3.5. Effect of Maximum Dry Unit Weight of Standard Proctor on SWCC

To investigate the influence of Proctor dry unit weight on the characteristic curve of expansive soil with added sand at both ideal and fixed saturation degrees, Table A7 and Table A8 found in Appendix A were generated to show the fitting parameters and squared error for the Fredlund Xing and Van Genuchten models for various percentages of added sand at the maximum dry unit weight of Proctor experiment for three initial degrees of saturation. The results indicate that as the percentage of added sand increases, the fitting parameters n and m decrease for all initial degrees of saturation due to a decrease in the initial void ratio at maximum dry unit weight. Figure 11 and Figure 12 depict the SWCCs for samples with varying percentages of added sand at optimum moisture and maximum dry unit weight from Proctor’s experiment, and with a fixed initial degree of saturation of 75% and maximum dry unit weight of Proctor’s experiment, respectively. The figures reveal a decrease in volumetric water content and suction values with increasing sand content due to the particle size effect, as previously reported. Comparison between the SWCCs computed at a constant dry unit weight (Figure 9) and those computed at maximum dry unit weight (Figure 11 and Figure 12) shows that the width of the SWCCs package for the latter is smaller than that for the former, suggesting a decrease in spacing between the SWCCs due to the increase in dry unit weight as sand content increases, resulting in a decrease in meniscus curvature radius and an increase in suction.
In Figure 13, it is demonstrated that the fitting parameter α of Fredlung and Xing model decreases with decreasing initial degree of saturation and an increasing percentage of added sand. Moreover, it should be noted that the fitting parameter α for the Fredlung Xing model decreases (increases for the Van Genuchten model) significantly after adding 30% of sand for the high initial degree of saturation, whereas for the low initial degree of saturation, α remains nearly constant after adding 30% of sand. Hence, it is recommended that the percentage of sand added to an expansive clay sample should be no less than 30% to achieve a low water retention capacity of expansive soils.

3.6. Interpreting the Influence of Initial Conditions on Expansive Soil’s SWCC

The study of expansive soil’s soil-water characteristic curve (SWCC) delves into the complex interactions between sand content, initial density, and initial degree of saturation, revealing subtle effects on different SWCC regions. The introduction of sand emerges as a critical factor, causing granular changes as shown in Figure 1, which significantly affects SWCC regions [28,29,30]. A gradual increase in sand content from 10% to 50% causes a significant reduction in water retention capacity, which is attributed to shifts in capillary forces, changes in pore structure, and changes in grain distribution. Simultaneously, varying initial density at a constant level of saturation produces noticeable results. Elevating initial density, particularly with a specific percentage of sand, significantly increases volumetric water content during saturation, which is especially noticeable in the boundary region, emphasizing the complex relationship between sand content, initial density, and moisture retention.
The dynamics of the soil-water characteristic curve (SWCC) are complex, and they are heavily influenced by the initial saturation level [20]. A decrease in initial saturation leads to an increase in volumetric water content during saturation. The initial degree of saturation has a significant impact in the boundary region, illuminating the complex interactions that govern expansive soil behaviour. The volumetric water content and suction of mixtures with varying sand percentages differ significantly. As sand content increases, both volumetric water content and suction values decrease, affecting all SWCC regions due to grain distribution shifts (Figure 1). When the initial density varies by the same sand percentage, the boundary region has the greatest influence. This highlights the critical importance of these parameters in accurately representing expansive soil responses within the SWCC context. Their interdependence is critical in expansive soil volume changes, influencing SWCCs and improving our understanding of expansive soil behaviour.

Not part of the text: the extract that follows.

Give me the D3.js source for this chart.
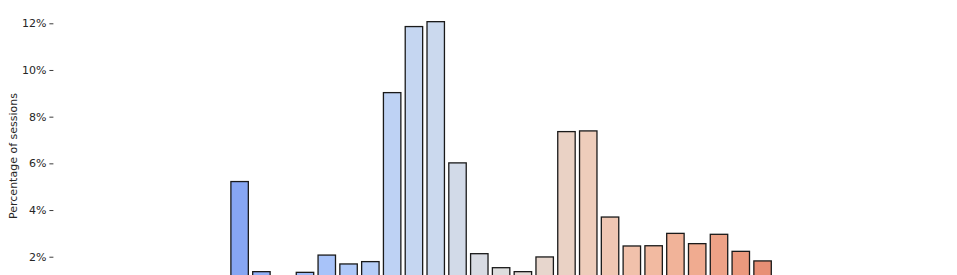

These findings highlight the critical importance of taking granular changes into account and using informed model selection to make accurate predictions of water retention in expansive soils. A thorough understanding of these complex dynamics is required for furthering expansive soil mechanics and making informed decisions in geotechnical engineering.

4. Conclusions

This research provides a novel contribution by examining the influences of sand content, initial degree of saturation, and dry unit weight on SWCC in expansive soils. This addresses a gap in existing studies, offering significant insights into the impact of these factors on SWCC in expansive soil. In the comparison of models, the Fredlund Xing model is a better fit than the Van Genuchten model. However, the Van Genuchten model performs well and becomes convergent to Fredlund Xing at sand percentages above 30% and initial saturation degrees above 85%. Examining the behaviour of volumetric water content and suction reveals that both increase with the initial dry unit weight of at all percentages of added sand at consistent degrees of saturation. Conversely, volumetric water content decreases with rising initial degrees of saturation, reaching identical characteristic curves after an initial saturation degree of 90%. Additionally, mixtures with varying percentages of added sand at the same initial dry unit weight and saturation degree experience a decrease in both volumetric water content and suction values as the percentage of added sand rises. After 20% of added sand, water retention capacity notably decreases, benefiting expansive soil by reducing volumetric change. Furthermore, the study uncovers that for a high initial degree of saturation, the value of α shows a slight change with an increase in the percentage of added sand up to 30%, beyond which a significant change occurs. Conversely, for a low initial degree of saturation, the opposite trend is observed. To achieve low water retention capacity of expansive soils, it is recommended that the percentage of sand added to the expansive clay should not be less than 30%.

Comprehending the Soil-Water Characteristic Curve (SWCC) in expansive soils, specifically in terms of sand content, initial degree of saturation, and initial dry unit weight, is important for geotechnical engineering and foundation design. In expansive soils, where volumetric changes caused by moisture variations can present significant challenges, a detailed SWCC analysis provides specific practical outcomes. Engineers can use this knowledge to create foundations that account for expansive soil behaviour, adjusting parameters such as sand content to reduce volume changes and the risk of foundation distress. The SWCC data guide construction practices in areas with expansive soils, directing the implementation of preventive measures to address swelling and shrinkage, ultimately improving the long-term stability and performance of structures in expansive soil regions.